However understandable, and perhaps even defensible, Jewish hostility toward the imperial regime may have been, the remarkable Jewish role in the vastly more despotic Soviet regime is less easy to justify. In a recently published book about the Jews in Russia during the 20th century, Russian-born Jewish writer Sonya Margolina goes so far as to call the Jewish role in supporting the Bolshevik regime the “historic sin of the Jews.” She points, for example, to the prominent role of Jews as commandants of Soviet Gulag concentration and labor camps, and the role of Jewish Communists in the systematic destruction of Russian churches. Moreover, she goes on, “The Jews of the entire world supported Soviet power, and remained silent in the face of any criticism from the opposition.” In light of this record, Margolina offers a grim prediction:The exaggeratedly enthusiastic participation of the Jewish Bolsheviks in the subjugation and destruction of Russia is a sin that will be avenged. Soviet power will be equated with Jewish power, and the furious hatred against the Bolsheviks will become hatred against Jews.If the past is any indication, it is unlikely that many Russians will seek the revenge that Margolina prophecies. Anyway, to blame “the Jews” for the horrors of Communism seems no more justifiable than to blame “white people” for Negro slavery, or “the Germans” for the Second World War or “the Holocaust.”

Words of Grim Portent

Nicholas and his family are only the best known of countless victims of a regime that openly proclaimed its ruthless purpose. A few weeks after the Ekaterinburg massacre, the newspaper of the fledgling Red Army declared:Without mercy, without sparing, we will kill our enemies by the scores of hundreds, let them be thousands, let them drown themselves in their own blood. For the blood of Lenin and Uritsky let there be floods of blood of the bourgeoisie — more blood, as much as possible.Grigori Zinoviev, speaking at a meeting of Communists in September 1918, effectively pronounced a death sentence on ten million human beings: “We must carry along with us 90 million out of the 100 million of Soviet Russia’s inhabitants. As for the rest, we have nothing to say to them. They must be annihilated.”

‘The Twenty Million’

As it turned out, the Soviet toll in human lives and suffering proved to be much higher than Zinoviev’s murderous rhetoric suggested. Rarely, if ever, has a regime taken the lives of so many of its own people.

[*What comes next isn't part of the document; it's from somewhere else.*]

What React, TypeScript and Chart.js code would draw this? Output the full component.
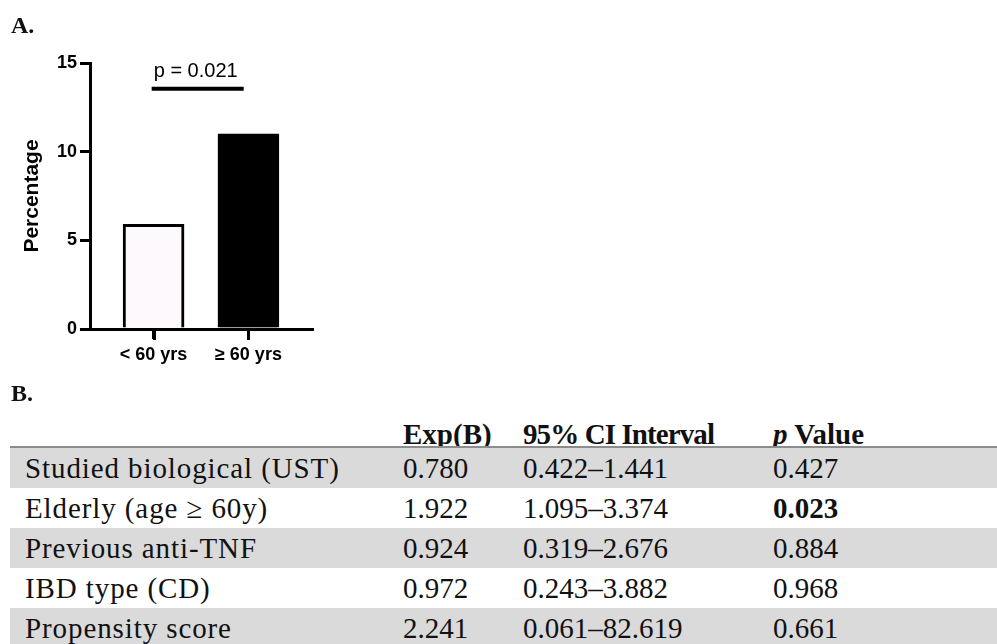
import React, { useEffect, useRef } from "react";
import { Chart, registerables } from "chart.js";

Chart.register(...registerables);

// ---- Panel A data ----
const categories = ["< 60 yrs", "\u2265 60 yrs"];
const categoryPositions = [0, 1];
const percentages = [5.9, 11];
const barColors = ["#fdf9fc", "#000000"];
const yTicks = [0, 5, 10, 15];
const pValueLabel = "p = 0.021";
const bracketStart = -0.02;
const bracketEnd = 0.95;
const bracketLevel = 13.55;
const pLabelLevel = 14.2;

// ---- Panel B data ----
const headers = ["Exp(B)", "95% CI Interval", "Value"];
const variables = [
  "Studied biological (UST)",
  "Elderly (age \u2265 60y)",
  "Previous anti-TNF",
  "IBD type (CD)",
  "Propensity score",
];
const expB = ["0.780", "1.922", "0.924", "0.972", "2.241"];
const ciIntervals = [
  "0.422\u20131.441",
  "1.095\u20133.374",
  "0.319\u20132.676",
  "0.243\u20133.882",
  "0.061\u201382.619",
];
const pValues = ["0.427", "0.023", "0.884", "0.968", "0.661"];
const significant = [false, true, false, false, false];

const SANS = '"Liberation Sans", Arial, sans-serif';
const SERIF = '"Liberation Serif", "Times New Roman", serif';

const sigPlugin = {
  id: "sigBracket",
  afterDraw(chart: any) {
    const { ctx, scales } = chart;
    const x = scales.x;
    const y = scales.y;
    ctx.save();
    // category tick marks below the x axis
    ctx.strokeStyle = "#000";
    ctx.lineWidth = 3;
    const base = y.getPixelForValue(0);
    categoryPositions.forEach((p) => {
      const px = Math.round(x.getPixelForValue(p)) + 0.5;
      ctx.beginPath();
      ctx.moveTo(px, base);
      ctx.lineTo(px, base + 11);
      ctx.stroke();
    });
    // significance bracket
    const x1 = x.getPixelForValue(bracketStart);
    const x2 = x.getPixelForValue(bracketEnd);
    const yy = y.getPixelForValue(bracketLevel);
    ctx.lineWidth = 4;
    ctx.beginPath();
    ctx.moveTo(x1, yy);
    ctx.lineTo(x2, yy);
    ctx.stroke();
    ctx.fillStyle = "#000";
    ctx.font = `20px ${SANS}`;
    ctx.textAlign = "center";
    ctx.textBaseline = "alphabetic";
    ctx.fillText(pValueLabel, (x1 + x2) / 2 - 2, y.getPixelForValue(pLabelLevel));
    ctx.restore();
  },
};

function BarPanel() {
  const ref = useRef<HTMLCanvasElement | null>(null);
  useEffect(() => {
    if (!ref.current) return;
    const chart = new Chart(ref.current, {
      type: "bar",
      data: {
        datasets: [
          {
            data: categoryPositions.map((p, i) => ({ x: p, y: percentages[i] })),
            backgroundColor: barColors,
            borderColor: "#000",
            borderWidth: 3,
            barThickness: 61,
          },
        ],
      },
      options: {
        responsive: false,
        animation: false,
        devicePixelRatio: 1,
        layout: { padding: { top: 63, right: 18, left: 0, bottom: 0 } },
        plugins: { legend: { display: false }, tooltip: { enabled: false } },
        scales: {
          x: {
            type: "linear",
            min: -0.67,
            max: 1.67,
            offset: false,
            bounds: "data",
            z: 1,
            afterBuildTicks: (axis: any) => {
              axis.ticks = categoryPositions.map((v) => ({ value: v }));
            },
            afterFit: (axis: any) => {
              axis.height = 51;
            },
            ticks: {
              callback: (_v: any, i: number) => categories[i],
              color: "#000",
              font: { family: SANS, size: 18, weight: "bold" },
              padding: 5,
              maxRotation: 0,
              autoSkip: false,
            },
            grid: {
              offset: false,
              drawOnChartArea: false,
              drawTicks: true,
              tickLength: 10,
              color: "#000",
              lineWidth: 3,
            },
            border: { display: true, color: "#000", width: 3 },
          },
          y: {
            min: 0,
            max: 15,
            z: 1,
            afterBuildTicks: (axis: any) => {
              axis.ticks = yTicks.map((v) => ({ value: v }));
            },
            afterFit: (axis: any) => {
              axis.width = 90;
            },
            ticks: {
              color: "#000",
              font: { family: SANS, size: 18, weight: "bold" },
              padding: 3,
            },
            grid: {
              drawOnChartArea: false,
              drawTicks: true,
              tickLength: 10,
              color: "#000",
              lineWidth: 3,
            },
            border: { display: true, color: "#000", width: 3 },
            title: {
              display: true,
              text: "Percentage",
              color: "#000",
              font: { family: SANS, size: 21, weight: "bold" },
              padding: { top: 20, bottom: 0 },
            },
          },
        },
      },
      plugins: [sigPlugin],
    } as any);
    return () => chart.destroy();
  }, []);
  return (
    <canvas
      ref={ref}
      width={330}
      height={380}
      style={{ position: "absolute", left: 0, top: 0 }}
    />
  );
}

const colX = [25, 403, 523, 773];
const ROW_TOP = 448;
const ROW_H = 40;

export default function App() {
  const cellBase: React.CSSProperties = {
    position: "absolute",
    fontFamily: SERIF,
    fontSize: 29,
    lineHeight: "40px",
    color: "#111",
    whiteSpace: "nowrap",
  };
  return (
    <div
      style={{
        position: "relative",
        width: 997,
        height: 644,
        overflow: "hidden",
        background: "#fff",
      }}
    >
      <style>{`html,body{margin:0;padding:0;overflow:hidden;background:#fff}`}</style>
      <BarPanel />
      <div
        style={{
          position: "absolute",
          left: 11,
          top: 13,
          fontFamily: SERIF,
          fontWeight: "bold",
          fontSize: 24,
          lineHeight: "24px",
          color: "#111",
        }}
      >
        A.
      </div>
      <div
        style={{
          position: "absolute",
          left: 11,
          top: 381,
          fontFamily: SERIF,
          fontWeight: "bold",
          fontSize: 24,
          lineHeight: "24px",
          color: "#111",
        }}
      >
        B.
      </div>

      {/* header */}
      <div style={{ ...cellBase, top: 414, left: colX[1], fontWeight: "bold" }}>{headers[0]}</div>
      <div style={{ ...cellBase, top: 414, left: colX[2], fontWeight: "bold", letterSpacing: "-0.9px" }}>
        {headers[1]}
      </div>
      <div style={{ ...cellBase, top: 414, left: colX[3], fontWeight: "bold" }}>
        <span style={{ fontStyle: "italic" }}>p</span> {headers[2]}
      </div>
      <div
        style={{
          position: "absolute",
          left: 10,
          top: 446,
          width: 987,
          height: 2,
          background: "#8c8c8c",
        }}
      />

      {variables.map((v, i) => (
        <div
          key={v}
          style={{
            position: "absolute",
            left: 10,
            top: ROW_TOP + i * ROW_H,
            width: 987,
            height: ROW_H,
            background: i % 2 === 0 ? "#dadada" : "#ffffff",
          }}
        >
          <div style={{ ...cellBase, top: 0, left: colX[0] - 10, letterSpacing: "0.9px" }}>{v}</div>
          <div style={{ ...cellBase, top: 0, left: colX[1] - 10 }}>{expB[i]}</div>
          <div style={{ ...cellBase, top: 0, left: colX[2] - 10 }}>{ciIntervals[i]}</div>
          <div
            style={{
              ...cellBase,
              top: 0,
              left: colX[3] - 10,
              fontWeight: significant[i] ? "bold" : "normal",
            }}
          >
            {pValues[i]}
          </div>
        </div>
      ))}
    </div>
  );
}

Citing newly available Soviet KGB documents, historian Dmitri Volkogonov, head of a special Russian parliamentary commission, recently concluded that “from 1929 to 1952 21.5 million [Soviet] people were repressed. Of these a third were shot, the rest sentenced to imprisonment, where many also died.”

Olga Shatunovskaya, a member of the Soviet Commission of Party Control, and head of a special commission during the 1960s appointed by premier Khrushchev, has similarly concluded: “From January 1, 1935 to June 22, 1941, 19,840,000 enemies of the people were arrested. Of these, seven million were shot in prison, and a majority of the others died in camp.” These figures were also found in the papers of Politburo member Anastas Mikoyan.

Robert Conquest, the distinguished specialist of Soviet history, recently summed up the grim record of Soviet “repression” of it own people:It is hard to avoid the conclusion that the post-1934 death toll was well over ten million. To this should be added the victims of the 1930-1933 famine, the kulak deportations, and other anti-peasant campaigns, amounting to another ten million plus. The total is thus in the range of what the Russians now refer to as ‘The Twenty Million’.”A few other scholars have given significantly higher estimates.

The Tsarist Era in Retrospect

With the dramatic collapse of Soviet rule, many Russians are taking a new and more respectful look at their country’s pre-Communist history, including the era of the last Romanov emperor. While the Soviets — along with many in the West — have stereotypically portrayed this era as little more than an age of arbitrary despotism, cruel suppression and mass poverty, the reality is rather different. While it is true that the power of the Tsar was absolute, that only a small minority had any significant political voice, and that the mass of the empire’s citizens were peasants, it is worth noting that Russians during the reign of Nicholas II had freedom of press, religion, assembly and association, protection of private property, and free labor unions. Sworn enemies of the regime, such as Lenin, were treated with remarkable leniency.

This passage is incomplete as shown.